→ **What you will do**
For the data that follows, report how many lines contain the word "chart", and nothing else.

→ **Recorded data**
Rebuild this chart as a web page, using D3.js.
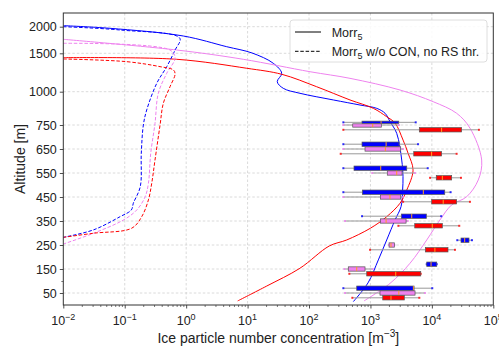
<!DOCTYPE html>
<html><head><meta charset="utf-8">
<script src="https://cdn.jsdelivr.net/npm/d3@7"></script>
<style>
body{margin:0;background:#fff}
svg{display:block;font-family:"Liberation Sans",Arial,sans-serif}
</style>
</head><body>
<svg id="chart" width="499" height="347"></svg>
<script>
// ---------- data ----------
const xTickValues = [1e-2, 1e-1, 1e0, 1e1, 1e2, 1e3, 1e4, 1e5];
const xTickExponents = ["\u22122", "\u22121", "0", "1", "2", "3", "4", "5"];
const yTickValues = [50, 150, 250, 350, 450, 550, 650, 750, 1000, 1500, 2000];
const yMinorTicks = [100];
const levels = [50, 150, 250, 350, 450, 550, 650, 750];

// box stats per level: [whiskerLow, q1, median, q3, whiskerHigh]
const boxBlue = [
  [362, 598, 5000, 5130, 10150],
  [8250, 8250, 9700, 12000, 12000],
  [25900, 29800, 34200, 40200, 45000],
  [729, 3180, 4700, 8130, 14200],
  [362, 738, 7260, 16200, 20200],
  [362, 540, 1470, 3900, 8570],
  [362, 729, 1800, 2920, 5960],
  [362, 729, 1490, 2890, 5460]
];
const boxViolet = [
  [385, 1430, 2900, 5320, 7740],
  [376, 436, 598, 816, 1090],
  [2010, 2010, 2160, 2450, 2450],
  [385, 1450, 1800, 3800, 4050],
  [362, 1450, 2080, 3110, 3400],
  [1070, 1880, 2680, 3270, 5320],
  [362, 816, 1750, 3110, 3400],
  [362, 515, 1090, 1505, 2920]
];
const boxRed = [
  [507, 1585, 2160, 3560, 6250],
  [453, 870, 2580, 6590, 6590],
  [985, 7830, 11200, 18300, 23800],
  [2850, 5260, 10150, 14800, 27900],
  [3400, 9930, 15300, 25300, 41700],
  [9340, 11800, 14800, 21000, 29800],
  [328, 5070, 9900, 14400, 25300],
  [362, 6250, 14400, 30500, 58400]
];

// profiles: [concentration, altitude]
const solidBlue = [[0.01,2019],[0.0575,1970],[0.9,1825],[4.57,1624],[11.8,1506],[26.2,1370],[35.9,1240],[30.4,1130],[38.1,1044],[71.3,988],[249,938],[676,900],[1267,875],[1729,838],[2084,775],[2680,715],[3230,604],[3390,535],[3340,479],[3150,410],[2510,354],[1840,271],[1345,188],[912,92],[526,14]];
const solidViolet = [[0.01,1763],[0.70,1562],[8.5,1422],[104,1260],[465,1174],[3030,1022],[10500,925],[25300,838],[41700,737],[64700,604],[56900,521],[36800,451],[21000,417],[13500,354],[8250,271],[4410,174],[2080,90],[786,17]];
const solidRed = [[0.01,1443],[0.70,1422],[9.7,1305],[35.9,1227],[133,1065],[465,938],[1115,875],[1840,812],[2510,765],[3400,687],[4090,633],[4940,562],[3900,479],[3030,424],[1840,368],[1000,320],[411,271],[214,246],[71,153],[20.5,79],[6.9,17]];
const dashBlue = [[0.01,2000],[0.084,1938],[0.79,1782],[0.66,1562],[0.483,1326],[0.332,1109],[0.228,863],[0.201,750],[0.186,632],[0.179,493],[0.138,424],[0.128,396],[0.084,368],[0.031,313],[0.01,282]];
const dashViolet = [[0.01,1688],[0.546,1562],[0.66,1439],[0.483,1240],[0.352,988],[0.311,762],[0.265,632],[0.243,507],[0.215,451],[0.157,396],[0.095,354],[0.031,299],[0.01,254]];
const dashRed = [[0.01,1426],[0.108,1391],[0.376,1326],[0.62,1283],[0.66,1230],[0.546,1065],[0.425,913],[0.376,750],[0.311,604],[0.275,507],[0.243,438],[0.189,368],[0.13,320],[0.031,299],[0.01,282]];

const legendLabels = [["Morr", "5", ""], ["Morr", "5", " w/o CON, no RS thr."]];
const xLabel = "Ice particle number concentration [m";
const yLabel = "Altitude [m]";

// ---------- layout ----------
const L = 63.3, R = 493.3, T = 13, B = 305;
const svg = d3.select("#chart");

const x = d3.scaleLog().domain([1e-2, 1e5]).range([L, R]);
const y = d3.scaleLinear().domain([0, 750, 1000, 1500, 2000, 2250])
  .range([B, 125, 91.7, 53.3, 26.7, T]);

svg.append("defs").append("clipPath").attr("id", "clip")
  .append("rect").attr("x", L).attr("y", T).attr("width", R - L).attr("height", B - T);

// grid
const grid = svg.append("g");
grid.selectAll("line.gx").data(xTickValues.slice(1, -1)).join("line")
  .attr("x1", d => x(d)).attr("x2", d => x(d)).attr("y1", T).attr("y2", B)
  .attr("stroke", "#d0d0d0").attr("stroke-width", 0.8).attr("stroke-dasharray", "2.5,2");
grid.selectAll("line.gy").data(yTickValues).join("line")
  .attr("y1", d => y(d)).attr("y2", d => y(d)).attr("x1", L).attr("x2", R)
  .attr("stroke", "#d0d0d0").attr("stroke-width", 0.8).attr("stroke-dasharray", "2.5,2");

// profile lines
const plot = svg.append("g").attr("clip-path", "url(#clip)");
const line = d3.line().x(d => x(d[0])).y(d => y(d[1])).curve(d3.curveCatmullRom.alpha(0.5));
const profiles = [
  [solidBlue, "#0000ff", null], [solidViolet, "#ee82ee", null], [solidRed, "#ff0000", null],
  [dashBlue, "#0000ff", "3.5,1.8"], [dashViolet, "#ee82ee", "3.5,1.8"], [dashRed, "#ff0000", "3.5,1.8"]
];
profiles.forEach(([data, col, dash]) => {
  plot.append("path").datum(data).attr("d", line).attr("fill", "none")
    .attr("stroke", col).attr("stroke-width", 1).attr("stroke-dasharray", dash);
});

// boxes
const boxSeries = [[boxBlue, "#0000ff", 20], [boxViolet, "#ee82ee", 0], [boxRed, "#ff0000", -20]];
const halfH = 9;
boxSeries.forEach(([stats, col, off]) => {
  const g = plot.append("g");
  stats.forEach((s, i) => {
    const c = levels[i] + off;
    const yc = y(c), yt = y(c + halfH), yb = y(c - halfH);
    g.append("line").attr("x1", x(s[0])).attr("x2", x(s[1])).attr("y1", yc).attr("y2", yc)
      .attr("stroke", "#999").attr("stroke-width", 1);
    g.append("line").attr("x1", x(s[3])).attr("x2", x(s[4])).attr("y1", yc).attr("y2", yc)
      .attr("stroke", "#999").attr("stroke-width", 1);
    [s[0], s[4]].forEach(v => {
      g.append("rect").attr("x", x(v) - 1).attr("y", yc - 1).attr("width", 2).attr("height", 2)
        .attr("fill", col).attr("opacity", 0.8);
    });
    g.append("rect").attr("x", x(s[1])).attr("y", yt).attr("width", Math.max(1, x(s[3]) - x(s[1])))
      .attr("height", yb - yt).attr("fill", col).attr("stroke", "#555").attr("stroke-width", 0.7);
    g.append("line").attr("x1", x(s[2])).attr("x2", x(s[2])).attr("y1", yt).attr("y2", yb)
      .attr("stroke", "#ff9f1e").attr("stroke-width", 1);
  });
});

// axes
const axB = svg.append("g").attr("transform", `translate(0,${B})`)
  .call(d3.axisBottom(x).tickValues(xTickValues).tickSize(3.5).tickFormat(""));
axB.select(".domain").remove();
axB.selectAll(".tick line").attr("stroke", "#222").attr("stroke-width", 0.8);
const minor = x.ticks().filter(v => !xTickValues.includes(v));
const axBm = svg.append("g").attr("transform", `translate(0,${B})`)
  .call(d3.axisBottom(x).tickValues(minor).tickSize(2).tickFormat(""));
axBm.select(".domain").remove();
axBm.selectAll(".tick line").attr("stroke", "#222").attr("stroke-width", 0.6);

const xl = svg.append("g");
xTickValues.forEach((v, i) => {
  const t = xl.append("text").attr("x", x(v)).attr("y", 325).attr("text-anchor", "middle")
    .attr("font-size", 12.5).attr("fill", "#222");
  t.append("tspan").text("10");
  t.append("tspan").attr("dy", -5.5).attr("font-size", 9).text(xTickExponents[i]);
});

const axL = svg.append("g").attr("transform", `translate(${L},0)`)
  .call(d3.axisLeft(y).tickValues(yTickValues).tickSize(3.5).tickPadding(3).tickFormat(d3.format("d")));
axL.select(".domain").remove();
axL.selectAll(".tick line").attr("stroke", "#222").attr("stroke-width", 0.8);
axL.selectAll(".tick text").attr("font-size", 12.5).attr("fill", "#222")
  .attr("font-family", '"Liberation Sans",Arial,sans-serif');
const axLm = svg.append("g").attr("transform", `translate(${L},0)`)
  .call(d3.axisLeft(y).tickValues(yMinorTicks).tickSize(2).tickFormat(""));
axLm.select(".domain").remove();
axLm.selectAll(".tick line").attr("stroke", "#222").attr("stroke-width", 0.6);

// frame
svg.append("rect").attr("x", L).attr("y", T).attr("width", R - L).attr("height", B - T)
  .attr("fill", "none").attr("stroke", "#333").attr("stroke-width", 1);

// axis labels
const xt = svg.append("text").attr("x", (L + R) / 2).attr("y", 343).attr("text-anchor", "middle")
  .attr("font-size", 14).attr("fill", "#222");
xt.append("tspan").text(xLabel);
xt.append("tspan").attr("dy", -6).attr("font-size", 10).text("\u22123");
xt.append("tspan").attr("dy", 6).text("]");

svg.append("text").attr("transform", `translate(25,${(T + B) / 2}) rotate(-90)`)
  .attr("text-anchor", "middle").attr("font-size", 14).attr("fill", "#222").text(yLabel);

// legend
const lg = svg.append("g");
lg.append("rect").attr("x", 290).attr("y", 20).attr("width", 197).attr("height", 42).attr("rx", 3)
  .attr("fill", "#fff").attr("fill-opacity", 0.85).attr("stroke", "#d5d5d5").attr("stroke-width", 0.8);
legendLabels.forEach((lab, i) => {
  const ly = 32 + i * 19.3;
  lg.append("line").attr("x1", 295).attr("x2", 321).attr("y1", ly).attr("y2", ly)
    .attr("stroke", "#000").attr("stroke-width", 1).attr("stroke-dasharray", i ? "3.5,1.8" : null);
  const t = lg.append("text").attr("x", 331.7).attr("y", ly + 4.5).attr("font-size", 12.5).attr("fill", "#222");
  t.append("tspan").text(lab[0]);
  t.append("tspan").attr("dy", 3).attr("font-size", 9).text(lab[1]);
  t.append("tspan").attr("dy", -3).text(lab[2]);
});
</script>
</body></html>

→ **Right answer**
3